The IASB has issued IFRS 16 Leases, effective for annual reporting periods beginning on or after January 1, 2019.
Here’s an extract from the news release:
- (IFRS 16) replaces accounting requirements introduced more than 30 years ago that are no longer considered fit for purpose and is a major revision of the way in which companies account for leases.
- Leasing provides an important and flexible source of financing for many companies. However, the old lease accounting Standard (IAS 17 Leases) makes it difficult for investors and others to get an accurate picture of a company’s lease assets and liabilities, particularly for industries such as the airline, retail and transport sectors.
- Listed companies using IFRS Standards or US GAAP are estimated to have around US$3.3 trillion of lease commitments; over 85 per cent of which do not appear on their balance sheets. That is because leases to date have been categorized as either ‘finance leases’ (which are reported on the balance sheet) or ‘operating leases’ (which are disclosed only in the notes to the financial statements).
- This somewhat arbitrary distinction made it difficult for investors to compare companies. It also meant that investors and others had to estimate the effects of a company’s off balance sheet lease obligations, which in practice often led to overestimating the liabilities arising from those obligations.

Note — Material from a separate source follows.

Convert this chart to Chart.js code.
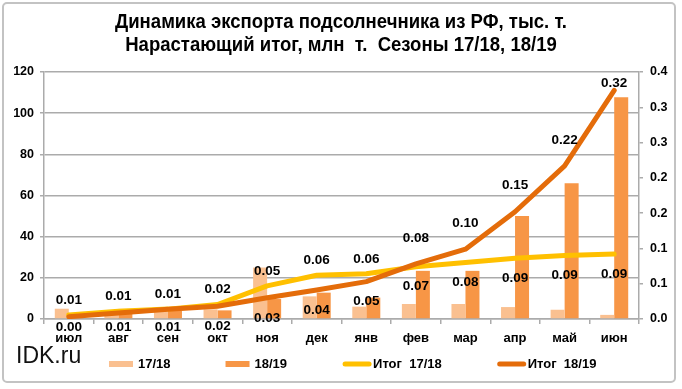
<!DOCTYPE html>
<html>
<head>
<meta charset="utf-8">
<script src="https://cdn.jsdelivr.net/npm/chart.js@4.4.1/dist/chart.umd.min.js"></script>
<style>
  html, body { margin: 0; padding: 0; background: #fff; }
  #wrap { position: relative; width: 682px; height: 389px; }
  canvas { display: block; }
</style>
</head>
<body>
<div id="wrap"><canvas id="c" width="682" height="389"></canvas></div>
<script>
// ---- data ----
const months = ['июл','авг','сен','окт','ноя','дек','янв','фев','мар','апр','май','июн'];
const exports1718 = [5, 4, 3.5, 4.7, 25, 11, 6, 7.3, 7.3, 5.8, 4.5, 2];          // тыс. т
const exports1819 = [1.5, 4.9, 3.9, 4.2, 9.7, 12.8, 10.4, 23.4, 23.4, 50, 66, 107.7]; // тыс. т
const total1718 = [0.0057, 0.011, 0.014, 0.0205, 0.047, 0.062, 0.064, 0.074, 0.080, 0.086, 0.090, 0.092]; // млн т
const total1819 = [0.0033, 0.0085, 0.0137, 0.018, 0.030, 0.041, 0.053, 0.078, 0.099, 0.152, 0.217, 0.324]; // млн т
const leftTicks = [0, 20, 40, 60, 80, 100, 120];
const rightTickLabels = ['0.0','0.1','0.1','0.2','0.2','0.3','0.3','0.4'];
const titleLines = ['Динамика экспорта подсолнечника из РФ, тыс. т.', 'Нарастающий итог, млн  т.  Сезоны 17/18, 18/19'];
const seriesNames = ['17/18', '18/19', 'Итог  17/18', 'Итог  18/19'];
const brand = 'IDK.ru';

const C_LIGHT = '#FAC090', C_ORANGE = '#F79646', C_YELLOW = '#FFC000', C_DARK = '#E46C0A';
const GRID = '#ababab';
const SANS = '"Liberation Sans", Arial, sans-serif';

const framePlugin = {
  id: 'frame',
  beforeDraw(chart) {
    const ctx = chart.ctx;
    ctx.save();
    ctx.fillStyle = '#fff';
    ctx.fillRect(0, 0, chart.width, chart.height);
    ctx.strokeStyle = '#c3c3c3';
    ctx.lineWidth = 2;
    const x = 3, y = 3, w = 672, h = 379, r = 4;
    ctx.beginPath();
    ctx.moveTo(x + r, y);
    ctx.arcTo(x + w, y, x + w, y + h, r);
    ctx.arcTo(x + w, y + h, x, y + h, r);
    ctx.arcTo(x, y + h, x, y, r);
    ctx.arcTo(x, y, x + w, y, r);
    ctx.closePath();
    ctx.stroke();
    // title (narrow bold look: horizontally condensed Liberation Sans Bold)
    ctx.fillStyle = '#000';
    ctx.font = 'bold 20px ' + SANS;
    ctx.textAlign = 'center';
    ctx.textBaseline = 'middle';
    const sx = 452 / ctx.measureText(titleLines[0]).width;
    titleLines.forEach((t, i) => {
      ctx.save();
      ctx.translate(341, 22.5 + i * 23);
      ctx.scale(sx, 1);
      ctx.fillText(t, 0, 0);
      ctx.restore();
    });
    ctx.restore();
  },
  afterDraw(chart) {
    const ctx = chart.ctx;
    ctx.save();
    // brand
    ctx.fillStyle = '#111';
    ctx.font = '23px ' + SANS;
    ctx.textBaseline = 'middle';
    ctx.textAlign = 'left';
    ctx.fillText(brand, 16, 357);
    // legend
    ctx.font = 'bold 13px ' + SANS;
    const cy = 364;
    let x = 109;
    chart.data.datasets.slice().sort((a, b) => a.legendIndex - b.legendIndex).forEach(ds => {
      if (ds.type === 'bar') {
        ctx.fillStyle = ds.backgroundColor;
        ctx.fillRect(x, cy - 3, 24, 6);
        x += 24 + 5;
      } else {
        ctx.strokeStyle = ds.borderColor;
        ctx.lineWidth = 5;
        ctx.lineCap = 'round';
        ctx.beginPath();
        ctx.moveTo(x + 3, cy);
        ctx.lineTo(x + 27, cy);
        ctx.stroke();
        x += 31;
      }
      ctx.fillStyle = '#000';
      ctx.fillText(ds.label, x, cy);
      x += ctx.measureText(ds.label).width + 55;
    });
    ctx.restore();
  }
};

const labelPlugin = {
  id: 'cumLabels',
  afterDatasetsDraw(chart) {
    const ctx = chart.ctx;
    const m1 = chart.getDatasetMeta(chart.data.datasets.findIndex(d => d.key === 't1718'));
    const m2 = chart.getDatasetMeta(chart.data.datasets.findIndex(d => d.key === 't1819'));
    ctx.save();
    ctx.font = 'bold 13.5px ' + SANS;
    ctx.fillStyle = '#000';
    ctx.textAlign = 'center';
    ctx.textBaseline = 'middle';
    months.forEach((_, i) => {
      const p1 = m1.data[i], p2 = m2.data[i];
      const v1 = total1718[i], v2 = total1819[i];
      let upP, upV, upOff, loP, loV;
      if (v1 >= v2) { upP = p1; upV = v1; upOff = 15; loP = p2; loV = v2; }
      else { upP = p2; upV = v2; upOff = 26; loP = p1; loV = v1; }
      const yu = Math.max(upP.y - upOff, 83);
      const yl = Math.min(loP.y + 20, 327);
      ctx.fillText(upV.toFixed(2), upP.x, yu);
      ctx.fillText(loV.toFixed(2), loP.x, yl);
    });
    ctx.restore();
  }
};

new Chart(document.getElementById('c'), {
  data: {
    labels: months,
    datasets: [
      { key: 't1819', type: 'line', label: seriesNames[3], data: total1819, yAxisID: 'y2',
        borderColor: C_DARK, backgroundColor: C_DARK, borderWidth: 5, pointRadius: 0,
        borderCapStyle: 'round', borderJoinStyle: 'round', tension: 0, order: 0, legendIndex: 3 },
      { key: 't1718', type: 'line', label: seriesNames[2], data: total1718, yAxisID: 'y2',
        borderColor: C_YELLOW, backgroundColor: C_YELLOW, borderWidth: 5, pointRadius: 0,
        borderCapStyle: 'round', borderJoinStyle: 'round', tension: 0, order: 1, legendIndex: 2 },
      { key: 'b1718', type: 'bar', label: seriesNames[0], data: exports1718, yAxisID: 'y',
        backgroundColor: C_LIGHT, order: 2, legendIndex: 0,
        barPercentage: 1, categoryPercentage: 0.565 },
      { key: 'b1819', type: 'bar', label: seriesNames[1], data: exports1819, yAxisID: 'y',
        backgroundColor: C_ORANGE, order: 3, legendIndex: 1,
        barPercentage: 1, categoryPercentage: 0.565 }
    ]
  },
  options: {
    responsive: false,
    animation: false,
    devicePixelRatio: 1,
    layout: { padding: { top: 72, left: 0, right: 0, bottom: 0 } },
    plugins: {
      legend: { display: false },
      tooltip: { enabled: false },
      title: { display: false }
    },
    scales: {
      x: {
        grid: { display: true, drawOnChartArea: false, drawTicks: true, tickLength: 5, color: GRID, lineWidth: 1.5, offset: true },
        border: { display: true, color: GRID, width: 1.5 },
        ticks: { color: '#000', font: { family: SANS, size: 13, weight: 'bold' }, padding: 7, maxRotation: 0 },
        afterFit(s) { s.height = 70; }
      },
      y: {
        position: 'left',
        min: leftTicks[0], max: leftTicks[leftTicks.length - 1],
        afterBuildTicks(s) { s.ticks = leftTicks.map(v => ({ value: v })); },
        grid: { color: GRID, lineWidth: 1.5, tickLength: 4 },
        border: { display: true, color: GRID, width: 1.5 },
        ticks: { color: '#000', font: { family: SANS, size: 12.5, weight: 'bold' }, padding: 6 },
        afterFit(s) { s.width = 44; }
      },
      y2: {
        position: 'right',
        min: 0, max: 0.35,
        ticks: {
          stepSize: 0.05, color: '#000', font: { family: SANS, size: 12.5, weight: 'bold' }, padding: 7,
          callback: (v, i) => rightTickLabels[i]
        },
        grid: { drawOnChartArea: false, color: GRID, lineWidth: 1.5, tickLength: 4 },
        border: { display: true, color: GRID, width: 1.5 },
        afterFit(s) { s.width = 43; }
      }
    }
  },
  plugins: [framePlugin, labelPlugin]
});
</script>
</body>
</html>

IFRS 16 solves this problem by requiring all leases to be reported on a company’s balance sheet as assets and liabilities.

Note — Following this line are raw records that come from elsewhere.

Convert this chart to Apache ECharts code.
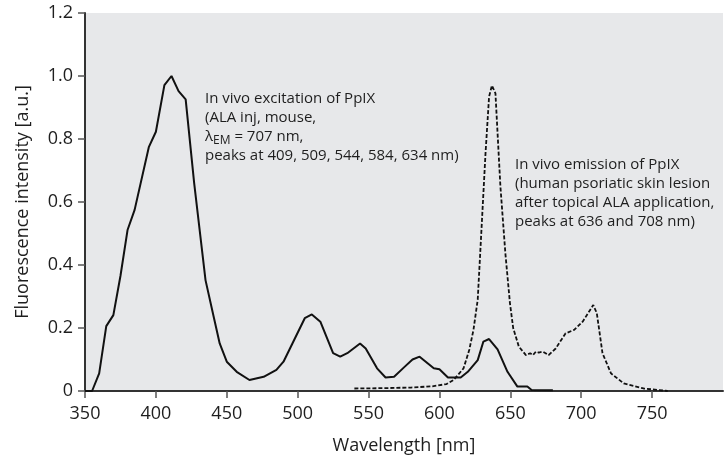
<!DOCTYPE html>
<html>
<head>
<meta charset="utf-8">
<script src="https://cdn.jsdelivr.net/npm/echarts@6/dist/echarts.min.js"></script>
<style>
  html, body { margin: 0; padding: 0; background: #fff; }
  #chart { width: 727px; height: 456px; }
</style>
</head>
<body>
<div id="chart"></div>
<script>
// excitation spectrum (solid)
const excWavelength = [350, 355, 360, 365, 370, 375, 380, 385, 395, 400, 406, 411, 416, 421, 427, 435, 441, 445, 450, 457, 466, 476, 485, 490, 505, 510, 516, 525, 530, 535, 544, 548, 556, 562, 568, 575, 581, 586, 596, 600, 606, 615, 620, 627, 631, 635, 641, 648, 655, 662, 665, 680];
const excIntensity = [0, 0, 0.056, 0.206, 0.241, 0.365, 0.511, 0.575, 0.774, 0.823, 0.971, 1.0, 0.952, 0.926, 0.66, 0.352, 0.231, 0.151, 0.093, 0.061, 0.035, 0.045, 0.067, 0.093, 0.231, 0.243, 0.22, 0.12, 0.109, 0.12, 0.151, 0.135, 0.072, 0.043, 0.045, 0.075, 0.1, 0.109, 0.072, 0.069, 0.043, 0.043, 0.061, 0.098, 0.157, 0.165, 0.132, 0.061, 0.014, 0.014, 0.003, 0.002];

// emission spectrum (dashed)
const emWavelength = [540, 560, 580, 595, 605, 610, 617, 621, 624, 627, 630, 632.5, 635, 637, 639.5, 643, 646.5, 649.7, 652, 656, 661, 664, 666, 668, 670, 673, 677, 682, 689, 695, 701, 708.5, 711, 715, 721, 730, 744, 761];
const emIntensity = [0.008, 0.009, 0.011, 0.015, 0.022, 0.035, 0.072, 0.13, 0.194, 0.29, 0.543, 0.755, 0.934, 0.97, 0.945, 0.649, 0.437, 0.28, 0.2, 0.141, 0.114, 0.12, 0.114, 0.125, 0.122, 0.125, 0.114, 0.135, 0.183, 0.194, 0.22, 0.273, 0.247, 0.12, 0.056, 0.024, 0.008, 0];

const xTicks = [350, 400, 450, 500, 550, 600, 650, 700, 750];

const font = "'Open Sans', sans-serif";
const ink = "#1e1e1e";

const chart = echarts.init(document.getElementById("chart"));

const option = {
  animation: false,
  grid: {
    left: 85,
    right: 4,
    top: 13,
    bottom: 65,
    outerBoundsMode: "none",
    show: true,
    backgroundColor: "#e7e8ea",
    borderWidth: 0
  },
  xAxis: {
    type: "value",
    min: 350,
    max: 800,
    interval: 50,
    name: "Wavelength [nm]",
    nameLocation: "middle",
    nameGap: 46,
    nameTextStyle: { fontFamily: font, fontSize: 18, color: ink },
    axisLine: { lineStyle: { color: "#333", width: 2 } },
    axisTick: { show: true, length: 7, lineStyle: { color: "#555", width: 1.5 }, customValues: xTicks },
    axisLabel: { fontFamily: font, fontSize: 18, color: ink, margin: 14, customValues: xTicks },
    splitLine: { show: false }
  },
  yAxis: {
    type: "value",
    min: 0,
    max: 1.2,
    interval: 0.2,
    name: "Fluorescence intensity [a.u.]",
    nameLocation: "middle",
    nameGap: 53,
    nameTextStyle: { fontFamily: font, fontSize: 18, color: ink },
    axisLine: { show: true, lineStyle: { color: "#333", width: 2 } },
    axisTick: { show: true, length: 7, lineStyle: { color: "#555", width: 1.5 } },
    axisLabel: {
      fontFamily: font,
      fontSize: 18,
      color: ink,
      margin: 12,
      formatter: v => (v === 0 ? "0" : v.toFixed(1))
    },
    splitLine: { show: false }
  },
  series: [
    {
      name: "excitation",
      type: "line",
      data: excWavelength.map((w, i) => [w, excIntensity[i]]),
      showSymbol: false,
      lineStyle: { color: "#111", width: 2 }
    },
    {
      name: "emission",
      type: "line",
      data: emWavelength.map((w, i) => [w, emIntensity[i]]),
      showSymbol: false,
      lineStyle: { color: "#111", width: 1.8, type: [4, 2] }
    }
  ],
  graphic: [
    {
      type: "text",
      left: 205,
      top: 91,
      style: {
        text: "{t|In vivo excitation of PpIX}\n{t|(ALA inj, mouse,}\n{t|λ}{s|EM}{t| = 707 nm,}\n{t|peaks at 409, 509, 544, 584, 634 nm)}",
        rich: {
          t: { fontFamily: font, fontSize: 15, lineHeight: 19, fill: ink },
          s: { fontFamily: font, fontSize: 12, lineHeight: 19, fill: ink, padding: [8, 0, 0, 0] }
        }
      }
    },
    {
      type: "text",
      left: 515,
      top: 155,
      style: {
        text: "In vivo emission of PpIX\n(human psoriatic skin lesion\nafter topical ALA application,\npeaks at 636 and 708 nm)",
        font: "15px " + font,
        lineHeight: 19,
        fill: ink
      }
    }
  ]
};

chart.setOption(option);
</script>
</body>
</html>
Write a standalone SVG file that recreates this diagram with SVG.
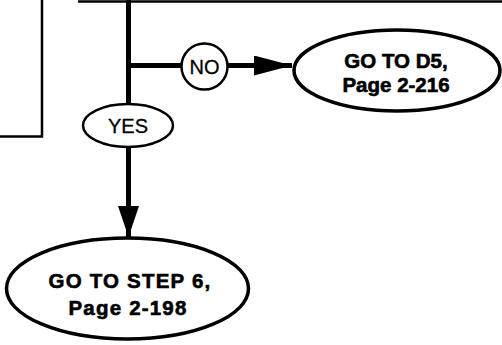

- Hans Hoogervorst, IASB Chairman, commented:
- These new accounting requirements bring lease accounting into the 21st century, ending the guesswork involved when calculating a company’s often-substantial lease obligations.

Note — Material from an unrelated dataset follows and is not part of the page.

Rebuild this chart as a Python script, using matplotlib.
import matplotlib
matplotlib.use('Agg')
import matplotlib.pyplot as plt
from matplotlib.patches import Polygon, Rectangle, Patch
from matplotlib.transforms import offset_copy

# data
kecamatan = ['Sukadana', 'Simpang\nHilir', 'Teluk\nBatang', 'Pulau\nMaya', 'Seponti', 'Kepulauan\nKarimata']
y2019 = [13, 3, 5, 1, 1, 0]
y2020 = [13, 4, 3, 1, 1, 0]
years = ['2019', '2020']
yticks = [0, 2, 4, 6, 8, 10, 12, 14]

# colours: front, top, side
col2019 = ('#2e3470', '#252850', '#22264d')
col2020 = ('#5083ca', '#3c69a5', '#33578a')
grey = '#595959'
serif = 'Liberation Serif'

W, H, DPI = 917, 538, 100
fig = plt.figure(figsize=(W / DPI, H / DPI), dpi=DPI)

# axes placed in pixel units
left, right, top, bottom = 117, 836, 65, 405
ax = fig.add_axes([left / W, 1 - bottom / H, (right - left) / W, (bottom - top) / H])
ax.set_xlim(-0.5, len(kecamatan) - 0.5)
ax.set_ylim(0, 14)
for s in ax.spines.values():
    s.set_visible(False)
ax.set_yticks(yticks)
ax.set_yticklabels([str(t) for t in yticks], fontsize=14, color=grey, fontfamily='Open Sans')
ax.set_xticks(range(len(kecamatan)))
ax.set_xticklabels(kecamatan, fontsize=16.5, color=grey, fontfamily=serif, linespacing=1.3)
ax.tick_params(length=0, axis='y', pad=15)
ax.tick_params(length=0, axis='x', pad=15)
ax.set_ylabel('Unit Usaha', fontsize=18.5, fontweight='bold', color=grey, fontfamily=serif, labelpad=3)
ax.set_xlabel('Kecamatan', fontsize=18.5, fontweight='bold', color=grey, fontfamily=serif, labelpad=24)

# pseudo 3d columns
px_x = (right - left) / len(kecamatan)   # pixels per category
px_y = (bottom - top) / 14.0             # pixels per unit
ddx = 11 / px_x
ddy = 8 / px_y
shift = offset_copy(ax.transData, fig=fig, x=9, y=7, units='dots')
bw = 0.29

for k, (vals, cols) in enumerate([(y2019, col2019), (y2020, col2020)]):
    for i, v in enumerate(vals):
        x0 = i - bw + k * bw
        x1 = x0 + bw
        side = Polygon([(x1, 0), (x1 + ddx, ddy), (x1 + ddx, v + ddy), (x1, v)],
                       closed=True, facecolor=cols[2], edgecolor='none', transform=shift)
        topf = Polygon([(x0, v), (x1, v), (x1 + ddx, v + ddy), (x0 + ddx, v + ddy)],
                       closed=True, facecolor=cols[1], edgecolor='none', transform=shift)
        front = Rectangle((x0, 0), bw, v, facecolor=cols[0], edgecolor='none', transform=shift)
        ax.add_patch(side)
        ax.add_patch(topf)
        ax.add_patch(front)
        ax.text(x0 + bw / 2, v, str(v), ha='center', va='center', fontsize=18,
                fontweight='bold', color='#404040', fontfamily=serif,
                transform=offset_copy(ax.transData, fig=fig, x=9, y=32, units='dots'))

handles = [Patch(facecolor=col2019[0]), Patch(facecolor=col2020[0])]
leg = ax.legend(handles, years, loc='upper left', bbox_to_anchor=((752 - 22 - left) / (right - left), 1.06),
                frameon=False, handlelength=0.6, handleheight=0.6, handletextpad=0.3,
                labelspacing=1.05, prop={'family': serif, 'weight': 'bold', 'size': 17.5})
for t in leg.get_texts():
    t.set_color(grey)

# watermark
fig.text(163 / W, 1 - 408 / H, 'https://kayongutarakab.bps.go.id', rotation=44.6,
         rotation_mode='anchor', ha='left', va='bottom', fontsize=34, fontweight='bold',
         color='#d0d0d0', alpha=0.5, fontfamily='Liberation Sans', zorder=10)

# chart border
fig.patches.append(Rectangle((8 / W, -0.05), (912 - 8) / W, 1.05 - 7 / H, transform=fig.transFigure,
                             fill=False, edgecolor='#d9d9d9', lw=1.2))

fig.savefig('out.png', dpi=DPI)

- The new Standard will provide much-needed transparency on companies’ lease assets and liabilities, meaning that off balance sheet lease financing is no longer lurking in the shadows. It will also improve comparability between companies that lease and those that borrow to buy…”
One imagines the IASB must be breathing a sigh of relief at finally getting here. Back in 2008, for instance, then-Chair David Tweedie commented in a Canadian speech: “One of my great ambitions before I die is to fly in an aircraft that is on an airline’s balance sheet” (I’m sure he’s in excellent shape, but given the 2019 effective date, fulfilling that ambition perhaps can’t quite be regarded yet as a sure thing, for any of us). I remember that at the first Canadian accounting conference I attended, which must have been in 1995 or thereabouts, several speakers spoke about how the arbitrariness of the old Canadian GAAP model impeded constructing a clear sense of an entity’s financing structure. I was certainly involved in situations where an arrangement was meticulously structured to bring the present value of minimum lease payments below 90% of the fair value of the leased asset (if only by the merest percentage), this often being treated in the bad old days as a “bright line” between finance and operating lease treatment. The transition to IFRS should have eased the most egregious practices in this regard, but the model still runs the considerable risk of allowing dramatically different accounting treatments between arrangements with largely similar strategic intents and economic substance.
On the other hand, it won’t be hard to find entities – perhaps those for which the resulting change in their relative liabilities won’t be that significant, or for which the focus of users is overwhelmingly on cash flows – that will regard the new standard as imposing a lot of additional work for not much value, or as raising various new levels of complication and inconsistency. An article a few months ago mused: “It must be fairly depressing to labour at something for nine and a half long years only to find that the results of all your deliberations and revisions are regarded as misguided by key sections of the constituency you hoped to win over. Yet this is the fate the leasing standard seems almost certain to suffer when it is finally issued…” The IASB has heard all these arguments of course, observing among other things that once the initial changes to systems are in place, the costs of the new standard will be “only marginally higher compared to those incurred when applying IAS 17.” Among other accommodations, the standard allows that a lessee may elect not to apply the new model to short-term leases (a lease that at the commencement date has a term of twelve months or less) or to leases for which the underlying asset is of low value – examples provided in the standard include tablet and personal computers, small items of office furniture and telephones. Overall though, the IASB still expects the standard to affect the amounts reported by almost half of listed companies (while noting that of some 30,000 listed companies analyzed, just 3.8% of them account for over 80% of the present value of total off balance sheet leases).
Anyway, we’ll look at various aspects of IFRS 16 in greater detail in future articles.